Over the years, as circumstances changed, Turkey’s reasons for intervening in Syria shifted with them. The first was the trumpet call to bring down the dictator and bring democracy to the people; the second was the need to combat the Islamic State; the third was the need to prevent the Kurds establishing autonomous enclaves along the Turkish-Syrian border. In 2018 a Turkish force invaded the northwestern region of Afrin to suppress the Kurdish YPG (People’s Protection Units): in the northeast, the US had already formed the largely Kurdish Syrian Democratic Forces (SDF), so that Turkey now faced a Kurdish strategic threat the length of its border with Syria.
There was no such threat when the Syrian government was in full control of Syrian territory. In 2011 the SDF did not exist and the YPG was fully controlled by the Syrian government, in accordance with the Turkish-Syrian Adana agreement of 1998 which gave birth to Davutoglu’s successful policy of ‘zero problem’ with neighbors. Had he stuck to it, he might have gone down into history as Turkey’s most successful foreign minister: as it was, he wrecked his legacy. Taking all of these factors into account, Turkey’s Syrian policy is incomprehensible on rational policy grounds. Erdogan and Davutoglu seemed to really believe that Bashar would soon be gone and they would be walking into the Umayyad mosque in central Damascus as liberators.
Syria is the greatest mess in the history of Turkish foreign policymaking. The costs have been enormous for Turkey, if only a fraction of what the Syrian people have been put through. It is a policy whose eventual fate was written on the wall in 2015 when Russia came in behind the Syrian military with air support. Yet even now the AKP’s coalition partner, Devlet Bahceli, leader of the National Movement Party (MHP) is breathing fire. He wants Damascus conquered. “Let’s burn down Syria …. Let’s demolish Idlib.” The fiery comment in Yeni Safak is the same, with its leading columnist, Ibrahim Karagul, declaring that Syria from Aleppo to Qamishli is now a war zone.

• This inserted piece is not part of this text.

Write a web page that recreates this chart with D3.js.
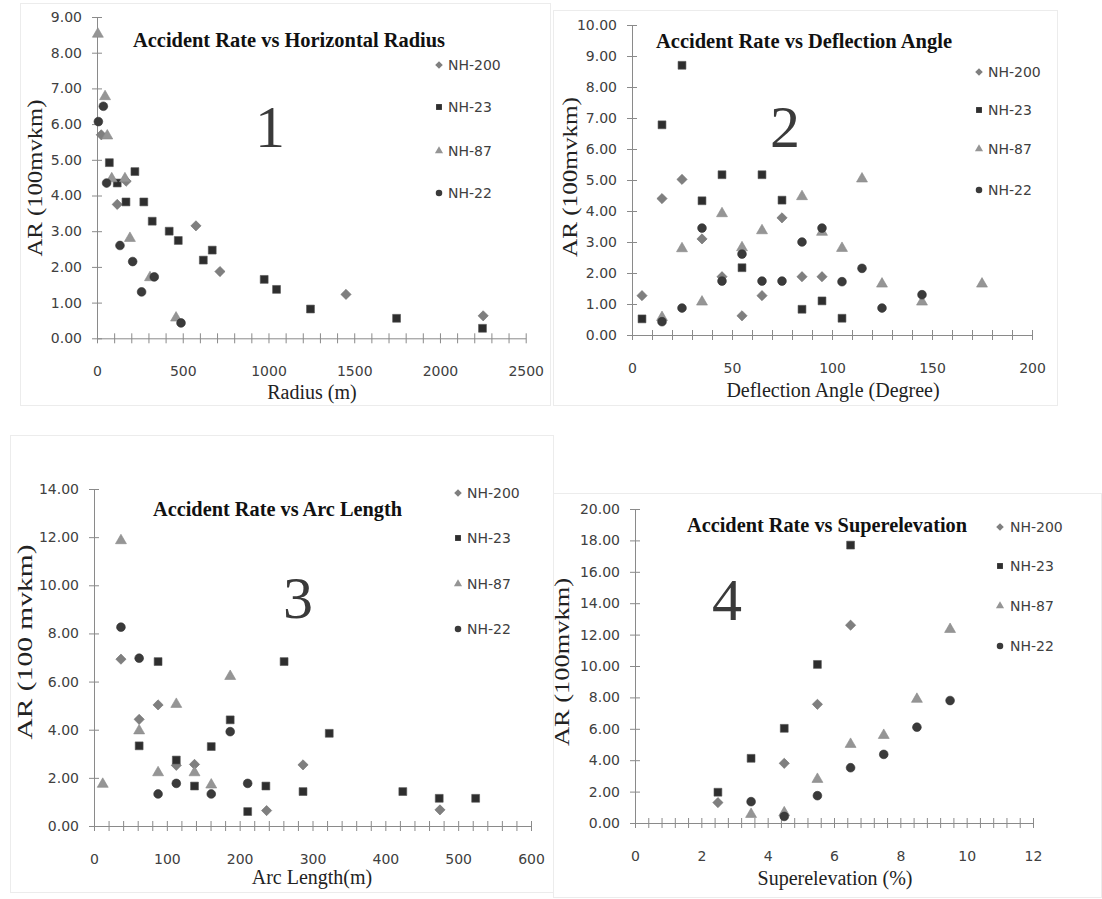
<!DOCTYPE html>
<html><head><meta charset="utf-8">
<script src="https://cdn.jsdelivr.net/npm/d3@7"></script>
<style>body{margin:0;background:#fff} svg{display:block}</style>
</head><body>
<svg id="c" width="1102" height="899"></svg>
<script>
// ---------------- DATA ----------------
const seriesNames = ["NH-200", "NH-23", "NH-87", "NH-22"];

// Panel 1: Accident Rate vs Horizontal Radius  [radius (m), AR]
const radius_NH200 = [[25,5.7],[170,4.4],[118,3.75],[577,3.15],[717,1.87],[1452,1.23],[2252,0.63]];
const radius_NH23  = [[72,4.92],[118,4.35],[169,3.82],[221,4.67],[273,3.82],[322,3.28],[421,3.0],[474,2.74],[620,2.19],[672,2.47],[975,1.65],[1047,1.37],[1245,0.82],[1747,0.56],[2248,0.28]];
const radius_NH87  = [[5,8.55],[47,6.8],[60,5.7],[86,4.5],[163,4.5],[192,2.83],[309,1.73],[461,0.6]];
const radius_NH22  = [[8,6.07],[37,6.5],[56,4.35],[134,2.6],[208,2.15],[260,1.3],[334,1.72],[490,0.43]];

// Panel 2: Accident Rate vs Deflection Angle  [degree, AR]
const angle_NH200 = [[5,1.27],[15,4.4],[25,5.02],[35,3.1],[45,1.88],[55,0.62],[65,1.27],[75,3.78],[85,1.88],[95,1.88]];
const angle_NH23  = [[5,0.52],[15,6.78],[25,8.7],[35,4.33],[45,5.17],[55,2.17],[65,5.17],[75,4.35],[85,0.83],[95,1.1],[105,0.54]];
const angle_NH87  = [[15,0.6],[25,2.82],[35,1.1],[45,3.95],[55,2.85],[65,3.4],[85,4.5],[95,3.35],[105,2.83],[115,5.07],[125,1.68],[145,1.1],[175,1.68]];
const angle_NH22  = [[15,0.43],[25,0.87],[35,3.45],[45,1.74],[55,2.61],[65,1.74],[75,1.74],[85,3.0],[95,3.45],[105,1.72],[115,2.15],[125,0.87],[145,1.3]];

// Panel 3: Accident Rate vs Arc Length  [arc length (m), AR]
const arc_NH200 = [[37,6.93],[62,4.43],[88,5.03],[113,2.52],[138,2.56],[237,0.64],[287,2.54],[475,0.67]];
const arc_NH23  = [[62,3.33],[88,6.83],[113,2.74],[138,1.66],[161,3.3],[187,4.41],[211,0.6],[236,1.66],[261,6.83],[287,1.43],[323,3.85],[424,1.43],[474,1.15],[524,1.15]];
const arc_NH87  = [[12,1.78],[37,11.9],[62,4.0],[88,2.26],[113,5.1],[138,2.26],[161,1.75],[187,6.26]];
const arc_NH22  = [[37,8.26],[62,6.97],[88,1.33],[113,1.77],[161,1.33],[187,3.92],[211,1.77]];

// Panel 4: Accident Rate vs Superelevation  [%, AR]
const super_NH200 = [[2.5,1.3],[4.5,3.8],[5.5,7.56],[6.5,12.6]];
const super_NH23  = [[2.5,1.96],[3.5,4.12],[4.5,6.03],[5.5,10.1],[6.5,17.7]];
const super_NH87  = [[3.5,0.62],[4.5,0.72],[5.5,2.85],[6.5,5.08],[7.5,5.65],[8.5,7.95],[9.5,12.4]];
const super_NH22  = [[3.5,1.36],[4.5,0.42],[5.5,1.74],[6.5,3.52],[7.5,4.37],[8.5,6.1],[9.5,7.8]];

// Axis ticks / labels
const p1_yTicks = [0,1,2,3,4,5,6,7,8,9];
const p1_xLabels = [0,500,1000,1500,2000,2500];
const p2_yTicks = [0,1,2,3,4,5,6,7,8,9,10];
const p2_xLabels = [0,50,100,150,200];
const p3_yTicks = [0,2,4,6,8,10,12,14];
const p3_xLabels = [0,100,200,300,400,500,600];
const p4_yTicks = [0,2,4,6,8,10,12,14,16,18,20];
const p4_xLabels = [0,2,4,6,8,10,12];

const titles = ["Accident Rate vs Horizontal Radius","Accident Rate vs Deflection Angle","Accident Rate vs Arc Length","Accident Rate vs Superelevation"];
const xTitles = ["Radius (m)","Deflection Angle (Degree)","Arc Length(m)","Superelevation (%)"];
const yTitles = ["AR (100mvkm)","AR (100mvkm)","AR (100 mvkm)","AR (100mvkm)"];
const panelNumbers = ["1","2","3","4"];

// ---------------- STYLE ----------------
const svg = d3.select("#c");
const AXIS = "#8a8a8a", TXT = "#404040";
const styles = {
  "NH-200": {sym: d3.symbolSquare, size: 52, rot: 45, fill: "#7f7f7f", stroke: "#707070"},
  "NH-23":  {sym: d3.symbolSquare, size: 62, rot: 0,  fill: "#2e2e2e", stroke: "#555"},
  "NH-87":  {sym: d3.symbolTriangle, size: 52, rot: 0, fill: "#959595", stroke: "#8a8a8a"},
  "NH-22":  {sym: d3.symbolCircle, size: 60, rot: 0, fill: "#3a3a3a", stroke: "#333"}
};

const panels = [
  {data:[radius_NH200,radius_NH23,radius_NH87,radius_NH22], xDomain:[0,2500], xRange:[97,525.7], yDomain:[0,9], yRange:[338.3,17],
   xStep:100, xLabels:p1_xLabels, yTicks:p1_yTicks,
   frame:[20,3,530,402], title:{x0:133,x1:445,y:47}, num:{x:270,y:147}, legend:{mx:439,tx:448,rows:[65,107,151,193]},
   xt:{x:312,y:392}, yt:{x:35,y:178,len:157}},
  {data:[angle_NH200,angle_NH23,angle_NH87,angle_NH22], xDomain:[0,200], xRange:[632,1032], yDomain:[0,10], yRange:[335,25],
   xStep:10, xLabels:p2_xLabels, yTicks:p2_yTicks,
   frame:[553,10,504,395], title:{x0:656,x1:952,y:48}, num:{x:785,y:147}, legend:{mx:979,tx:988,rows:[72,110,149,190]},
   xt:{x:833,y:390}, yt:{x:570,y:177,len:160}},
  {data:[arc_NH200,arc_NH23,arc_NH87,arc_NH22], xDomain:[0,600], xRange:[94,531], yDomain:[0,14], yRange:[826,489],
   xStep:20, xLabels:p3_xLabels, yTicks:p3_yTicks,
   frame:[10,435,543,457], title:{x0:153,x1:402,y:516}, num:{x:298,y:618}, legend:{mx:458,tx:467,rows:[493,538,584,629]},
   xt:{x:312,y:877}, yt:{x:25,y:642,len:195}},
  {data:[super_NH200,super_NH23,super_NH87,super_NH22], xDomain:[0,12], xRange:[635,1033], yDomain:[0,20], yRange:[823,509],
   xStep:0.4, xLabels:p4_xLabels, yTicks:p4_yTicks,
   frame:[553,493,548,404], title:{x0:687,x1:967,y:532}, num:{x:727,y:620}, legend:{mx:1000,tx:1010,rows:[527,566,606,646]},
   xt:{x:835,y:878}, yt:{x:562,y:662,len:168}}
];

function symPath(name, scale) {
  const s = styles[name];
  return d3.symbol().type(s.sym).size(s.size * scale)();
}

panels.forEach((p, i) => {
  const g = svg.append("g");
  const x = d3.scaleLinear().domain(p.xDomain).range(p.xRange);
  const y = d3.scaleLinear().domain(p.yDomain).range(p.yRange);

  // faint frame
  g.append("rect").attr("x", p.frame[0]+0.5).attr("y", p.frame[1]+0.5)
    .attr("width", p.frame[2]).attr("height", p.frame[3])
    .attr("fill", "#fff").attr("stroke", "#ececec").attr("stroke-width", 1);

  // y axis
  const ya = g.append("g").attr("transform", `translate(${p.xRange[0]},0)`)
    .call(d3.axisLeft(y).tickValues(p.yTicks).tickFormat(d3.format(".2f")).tickSizeInner(5).tickSizeOuter(0).tickPadding(10));
  ya.selectAll(".tick line").attr("x1", 5).attr("stroke", AXIS);
  ya.select(".domain").attr("stroke", AXIS);
  ya.selectAll("text").attr("fill", TXT).attr("font-family", "DejaVu Sans").attr("font-size", 14);

  // x axis minor/major ticks
  const nT = Math.round((p.xDomain[1]-p.xDomain[0]) / p.xStep);
  const xt = d3.range(nT + 1).map(k => p.xDomain[0] + k * p.xStep);
  const xa = g.append("g").attr("transform", `translate(0,${p.yRange[0]})`)
    .call(d3.axisBottom(x).tickValues(xt).tickFormat("").tickSizeInner(5).tickSizeOuter(0));
  xa.selectAll(".tick line").attr("y1", -5).attr("stroke", AXIS);
  xa.select(".domain").attr("stroke", AXIS);

  // x labels
  const xl = g.append("g").attr("transform", `translate(0,${p.yRange[0]})`)
    .call(d3.axisBottom(x).tickValues(p.xLabels).tickFormat(d3.format("d")).tickSize(0).tickPadding(28));
  xl.select(".domain").remove();
  xl.selectAll("text").attr("fill", TXT).attr("font-family", "DejaVu Sans").attr("font-size", 14);

  // points
  seriesNames.forEach((name, si) => {
    const st = styles[name];
    g.append("g").selectAll("path").data(p.data[si]).join("path")
      .attr("d", symPath(name, 1))
      .attr("transform", d => `translate(${x(d[0])},${y(d[1]) + (st.sym === d3.symbolTriangle ? 1 : 0)}) rotate(${st.rot})`)
      .attr("fill", st.fill).attr("stroke", st.stroke).attr("stroke-width", 0.6);
  });

  // title
  g.append("text").attr("x", p.title.x0).attr("y", p.title.y)
    .attr("font-family", "Liberation Serif").attr("font-weight", "bold").attr("font-size", 20)
    .attr("fill", "#111").attr("textLength", p.title.x1 - p.title.x0).attr("lengthAdjust", "spacingAndGlyphs")
    .text(titles[i]);

  // panel number
  g.append("text").attr("x", p.num.x).attr("y", p.num.y).attr("text-anchor", "middle")
    .attr("font-family", "Liberation Serif").attr("font-size", 60).attr("fill", "#3a3a3a")
    .text(panelNumbers[i]);

  // axis titles
  g.append("text").attr("x", p.xt.x).attr("y", p.xt.y).attr("dy", "0.35em").attr("text-anchor", "middle")
    .attr("font-family", "Liberation Serif").attr("font-size", 20).attr("fill", "#222")
    .text(xTitles[i]);
  g.append("text").attr("transform", `translate(${p.yt.x},${p.yt.y}) rotate(-90)`).attr("dy", "0.35em")
    .attr("text-anchor", "middle").attr("font-family", "Liberation Serif").attr("font-size", 21).attr("fill", "#222")
    .attr("textLength", p.yt.len).attr("lengthAdjust", "spacingAndGlyphs")
    .text(yTitles[i]);

  // legend
  const lg = g.append("g");
  seriesNames.forEach((name, si) => {
    const st = styles[name];
    const ry = p.legend.rows[si];
    lg.append("path").attr("d", symPath(name, 0.55))
      .attr("transform", `translate(${p.legend.mx},${ry}) rotate(${st.rot})`)
      .attr("fill", st.fill);
    lg.append("text").attr("x", p.legend.tx).attr("y", ry).attr("dy", "0.36em")
      .attr("font-family", "DejaVu Sans").attr("font-size", 14).attr("fill", TXT)
      .text(name);
  });
});
</script>
</body></html>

The public mood in Turkey is turning against Russia, with its ambassador subjected to death threats on social media. Given the assassination of his predecessor in December 2016, these threats clearly have to be taken seriously. Everything in this situation adds up to advice which Erdogan needs to hear and might be hearing from those brave enough to speak out within his own party: get Turkey out of this mess and get it out now.
ANTHONY SHERWOOD
Anthony Sherwood is an Australian writer with a close interest in Middle Eastern affairs.